3000 bottles (and pints, etc) of beer on the wall

I’m a lifelong beer nerd and enjoy trying all different types of beer. A few years ago I stumbled across a smartphone app called “Untappd” that has a huge database of beers, breweries, pubs, etc. It allows you to ‘check in’ a beer when you have one. You can also add a score, a comment, and a photo if you want but I mostly just check in. Last Saturday at the Siren Craft Brewery tap room I checked in my 3000th unique beer, their Santo which they describe as an ‘Indian Pale Lager’.

When you’re a paid-up ‘supporter’ of Untappd you can log into their web site and download a spreadsheet of you entire beer history. I did that and played around sorting in different ways to come up with these factoids:
[ul]
[li]Number of countries of origin - 42[/li][li]Most represented country - England with over 2500[/li][li]Most represented location - my local the Prince of Wales[/li][li]Lowest avb - 2.2%[/li][li]Highest abv - 32% Brewdog Tactical Nuclear Penguin[/li][/ul]

Awesome. I’ve used Untapped, but stopped a year or two ago. Your achievement makes me wish I’d kept it up. Was your 2.2% a shandy?

There’s a bunch of reduced alcohol beers in that range, too, though those don’t seem to be available or popular here in the US. (It’s between non-alochol and lite beers.) Also, some lambics can get close to that, although the fruity Lindemanns ones seem to have a floor of 2.5%.

I figure that I have drank beers in over 40(?) different U.S. states and at last count 19 different countries, and of course I make a point of trying something I am unfamiliar with and is not available in my home market (growing up in Utah, land of the 3.2% Blues, it became something of an obsession) but I am no longer able to stomach many microbrews, as they mostly seem to be heavy, fillling and solid, so I tend to ask for local pilsners and lagers, usually asking what most of the locals drink (here in Europe, often pubs and bars, even large ones, have only a couple of taps, so usually just one “light” beer and one dark, unlike in the US, where you are able to get a Bud, Coors, Miller and Pabst draught all at the same place) but luckily, pils and lagers are ubiquitous here, so there is no shortage of choices all in those styles.

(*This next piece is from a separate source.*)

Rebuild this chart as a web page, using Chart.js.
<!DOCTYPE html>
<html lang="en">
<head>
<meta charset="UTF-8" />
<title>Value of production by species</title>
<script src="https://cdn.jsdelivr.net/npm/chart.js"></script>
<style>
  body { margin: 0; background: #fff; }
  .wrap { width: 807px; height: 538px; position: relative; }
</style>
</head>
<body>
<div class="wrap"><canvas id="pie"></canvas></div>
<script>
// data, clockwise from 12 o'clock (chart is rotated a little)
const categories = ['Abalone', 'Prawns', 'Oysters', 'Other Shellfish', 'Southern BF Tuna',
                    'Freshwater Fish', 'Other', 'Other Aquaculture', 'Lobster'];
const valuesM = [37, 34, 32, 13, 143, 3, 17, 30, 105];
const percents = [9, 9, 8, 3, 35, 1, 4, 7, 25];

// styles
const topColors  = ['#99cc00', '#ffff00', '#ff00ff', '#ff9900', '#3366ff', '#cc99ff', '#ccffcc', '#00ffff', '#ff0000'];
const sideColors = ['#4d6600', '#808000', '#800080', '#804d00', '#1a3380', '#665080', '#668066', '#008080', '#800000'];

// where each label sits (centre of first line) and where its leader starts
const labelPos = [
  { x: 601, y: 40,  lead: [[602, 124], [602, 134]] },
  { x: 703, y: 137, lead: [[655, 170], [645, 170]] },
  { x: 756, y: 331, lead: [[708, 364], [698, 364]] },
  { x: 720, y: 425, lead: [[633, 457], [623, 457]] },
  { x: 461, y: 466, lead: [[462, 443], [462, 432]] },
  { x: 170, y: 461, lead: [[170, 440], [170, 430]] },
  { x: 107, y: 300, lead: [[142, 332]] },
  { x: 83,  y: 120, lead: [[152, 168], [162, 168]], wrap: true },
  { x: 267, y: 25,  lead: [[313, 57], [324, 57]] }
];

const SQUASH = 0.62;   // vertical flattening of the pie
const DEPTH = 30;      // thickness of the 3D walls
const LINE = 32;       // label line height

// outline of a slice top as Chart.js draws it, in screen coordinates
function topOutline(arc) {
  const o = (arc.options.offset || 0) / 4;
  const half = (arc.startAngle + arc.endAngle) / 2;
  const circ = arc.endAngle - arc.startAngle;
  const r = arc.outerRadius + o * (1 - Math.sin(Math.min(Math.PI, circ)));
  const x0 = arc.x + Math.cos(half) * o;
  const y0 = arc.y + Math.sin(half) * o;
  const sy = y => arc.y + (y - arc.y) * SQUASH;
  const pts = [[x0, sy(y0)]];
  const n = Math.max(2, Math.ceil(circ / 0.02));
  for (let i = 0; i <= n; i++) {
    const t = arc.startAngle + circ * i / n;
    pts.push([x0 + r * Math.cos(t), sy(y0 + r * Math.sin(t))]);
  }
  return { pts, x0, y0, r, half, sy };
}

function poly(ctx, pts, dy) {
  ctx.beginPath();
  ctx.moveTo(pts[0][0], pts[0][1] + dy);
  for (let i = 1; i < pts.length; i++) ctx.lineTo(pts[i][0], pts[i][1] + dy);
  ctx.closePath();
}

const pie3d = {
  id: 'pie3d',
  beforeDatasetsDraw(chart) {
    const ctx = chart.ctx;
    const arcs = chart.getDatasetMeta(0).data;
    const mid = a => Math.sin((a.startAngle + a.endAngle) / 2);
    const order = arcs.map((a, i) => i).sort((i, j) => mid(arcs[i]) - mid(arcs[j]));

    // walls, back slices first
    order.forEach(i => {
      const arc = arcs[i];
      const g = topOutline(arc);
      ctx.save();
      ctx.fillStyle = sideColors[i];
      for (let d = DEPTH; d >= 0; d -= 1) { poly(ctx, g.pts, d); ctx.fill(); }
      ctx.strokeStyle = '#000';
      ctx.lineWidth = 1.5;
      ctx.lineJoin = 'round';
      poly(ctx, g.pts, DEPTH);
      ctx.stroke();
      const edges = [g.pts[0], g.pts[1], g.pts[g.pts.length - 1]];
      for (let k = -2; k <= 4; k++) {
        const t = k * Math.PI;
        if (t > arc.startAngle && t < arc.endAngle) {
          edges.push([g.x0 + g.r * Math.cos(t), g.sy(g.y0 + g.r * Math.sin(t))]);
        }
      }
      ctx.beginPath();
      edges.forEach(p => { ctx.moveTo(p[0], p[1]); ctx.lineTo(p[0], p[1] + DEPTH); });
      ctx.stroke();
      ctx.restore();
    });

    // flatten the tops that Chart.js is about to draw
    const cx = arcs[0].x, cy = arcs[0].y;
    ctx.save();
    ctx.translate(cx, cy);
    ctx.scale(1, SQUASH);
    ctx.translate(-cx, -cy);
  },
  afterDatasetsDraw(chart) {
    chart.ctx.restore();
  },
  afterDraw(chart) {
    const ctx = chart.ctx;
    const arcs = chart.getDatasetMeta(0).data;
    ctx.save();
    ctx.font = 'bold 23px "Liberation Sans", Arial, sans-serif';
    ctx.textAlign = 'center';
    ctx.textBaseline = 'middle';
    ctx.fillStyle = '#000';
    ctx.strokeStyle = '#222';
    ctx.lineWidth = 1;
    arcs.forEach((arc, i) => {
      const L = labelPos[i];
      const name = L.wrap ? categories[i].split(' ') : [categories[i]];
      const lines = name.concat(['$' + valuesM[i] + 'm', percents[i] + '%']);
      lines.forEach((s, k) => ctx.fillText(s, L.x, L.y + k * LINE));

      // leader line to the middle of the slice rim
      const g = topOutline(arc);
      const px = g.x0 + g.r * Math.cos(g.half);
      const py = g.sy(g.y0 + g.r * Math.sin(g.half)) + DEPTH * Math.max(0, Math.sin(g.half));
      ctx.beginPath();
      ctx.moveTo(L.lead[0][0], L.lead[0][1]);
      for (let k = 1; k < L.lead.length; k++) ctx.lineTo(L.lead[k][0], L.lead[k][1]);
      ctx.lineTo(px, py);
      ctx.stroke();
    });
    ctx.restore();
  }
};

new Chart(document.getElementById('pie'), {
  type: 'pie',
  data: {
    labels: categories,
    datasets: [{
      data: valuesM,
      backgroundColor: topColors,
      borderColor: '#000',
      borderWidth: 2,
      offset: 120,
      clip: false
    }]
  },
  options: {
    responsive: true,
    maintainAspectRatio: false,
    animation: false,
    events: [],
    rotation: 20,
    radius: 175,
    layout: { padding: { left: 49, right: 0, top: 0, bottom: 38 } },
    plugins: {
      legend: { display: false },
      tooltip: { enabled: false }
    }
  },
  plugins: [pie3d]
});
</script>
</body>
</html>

I am sure that I have tried at least 50 different varities each of Polish and German beer in the last couple of years, and close to that of Belgian and Czech brews. I am also a huge fan of Dutch pilsners, but there are seemingly only about a dozen major brewers in the Netherlands, although they too have hundreds of small craft breweries.

The 2.2% was called Henry Jagger from Mikkeler in Denmark.

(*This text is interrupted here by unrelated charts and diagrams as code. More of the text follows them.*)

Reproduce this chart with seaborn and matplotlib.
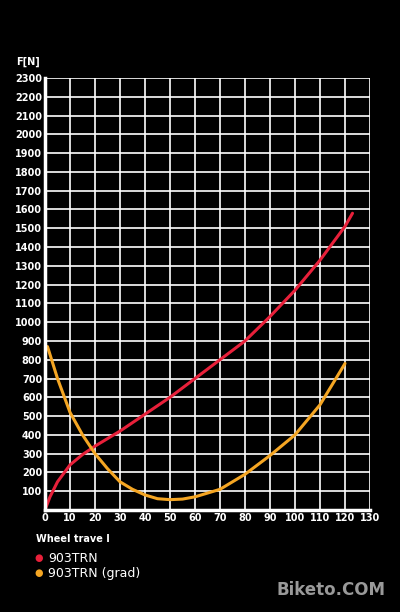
import numpy as np
import seaborn as sns
import matplotlib.pyplot as plt

red_x = [0, 2, 5, 10, 15, 20, 30, 40, 50, 60, 70, 80, 90, 100, 110, 120, 123]
red_y = [0, 70, 150, 240, 295, 340, 420, 510, 600, 700, 800, 900, 1030, 1170, 1330, 1510, 1580]
orange_x = [1, 5, 10, 15, 20, 25, 30, 35, 40, 45, 50, 55, 60, 70, 80, 90, 100, 110, 120]
orange_y = [870, 700, 520, 400, 300, 220, 150, 110, 80, 60, 55, 58, 70, 110, 190, 290, 400, 560, 780]

sns.set_style('dark')
plt.rcParams['font.family'] = ['DejaVu Sans']
fig = plt.figure(figsize=(4, 6.12), dpi=100, facecolor='black')
ax = fig.add_axes([0.1125, 0.1667, 0.8125, 0.7058], facecolor='black')

sns.lineplot(x=red_x, y=red_y, ax=ax, color='#e8203a', linewidth=2.2)
sns.lineplot(x=orange_x, y=orange_y, ax=ax, color='#f5a623', linewidth=2.2)

ax.set_xlim(0, 130)
ax.set_ylim(0, 2300)
ax.set_xticks(np.arange(0, 131, 10))
ax.set_yticks(np.arange(100, 2301, 100))
ax.grid(True, color='white', linewidth=1.2)
ax.set_axisbelow(True)
for s in ['top', 'right']:
    ax.spines[s].set_visible(False)
for s in ['left', 'bottom']:
    ax.spines[s].set_color('white')
    ax.spines[s].set_linewidth(2.5)
ax.tick_params(colors='white', labelsize=7, length=0, pad=2)
for lab in ax.get_xticklabels() + ax.get_yticklabels():
    lab.set_fontweight('bold')

fig.text(0.04, 0.895, 'F[N]', color='white', fontsize=7, fontweight='bold')
fig.text(0.09, 0.115, 'Wheel trave l', color='white', fontsize=7, fontweight='bold')
fig.text(0.085, 0.088, '●', color='#e8203a', fontsize=7, va='center')
fig.text(0.12, 0.088, '903TRN', color='white', fontsize=9, va='center')
fig.text(0.085, 0.063, '●', color='#f5a623', fontsize=7, va='center')
fig.text(0.12, 0.063, '903TRN (grad)', color='white', fontsize=9, va='center')
fig.text(0.69, 0.028, 'Biketo.COM', color='#999999', fontsize=12, fontweight='bold')

fig.savefig('out.png', facecolor='black')
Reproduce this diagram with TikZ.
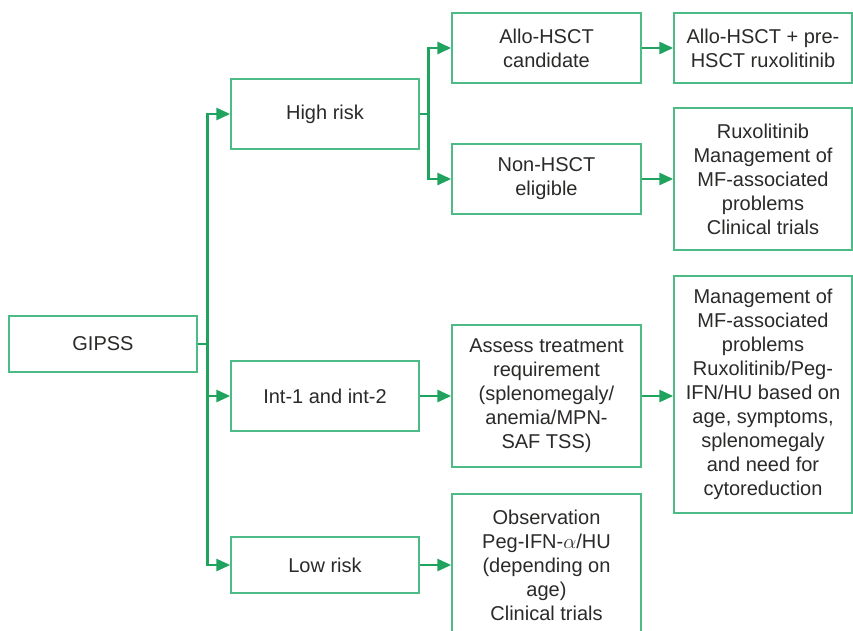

And oft-times from the same tap! :smiley:

Never bothered to track my consumption that closely, but when my favorite pub closed down a while back I was “on the wall” 3 different places: The 100 Club (100 different beers consumed), the Hogshead Club (500 of the same beer consumed {Sierra Nevada Pale Ale}) and the Hall of Fame for General Overall Alcoholism (having opened and closed the place on more than 5 occasions.) I still have the plaques in the study at home.

Mikkeler!!! The bad twin.

Yeah, that’s one of those “low alcohol/reduced alcohol” beers I mentioned upthread. That beer appears to be an APA. I’m curious as what the OP’s impression of it was. I’ve never had it, but I have enjoyed many a fine Mikkeller brew.

In a strange coincidence it was exactly 2 years ago today that I checked in that 2.2% Mikkeller so I don’t remember much about it. Many of Mikkeller’s pale beers fall generally into the West Coast IPA style so it was probably like that. It wasn’t a beer I chose, it came as part of my beer of the month club. If I see it again I’ll try it.

After approximately 840 days I’ve now reached 4000 unique beer check-ins on Untappd. Number 4000 was All Systems Go from Lost+Found brewery in Brighton.

A lot of breweries in the UK really stepped up their web-shop games so getting beer throughout the lockdowns was pretty easy.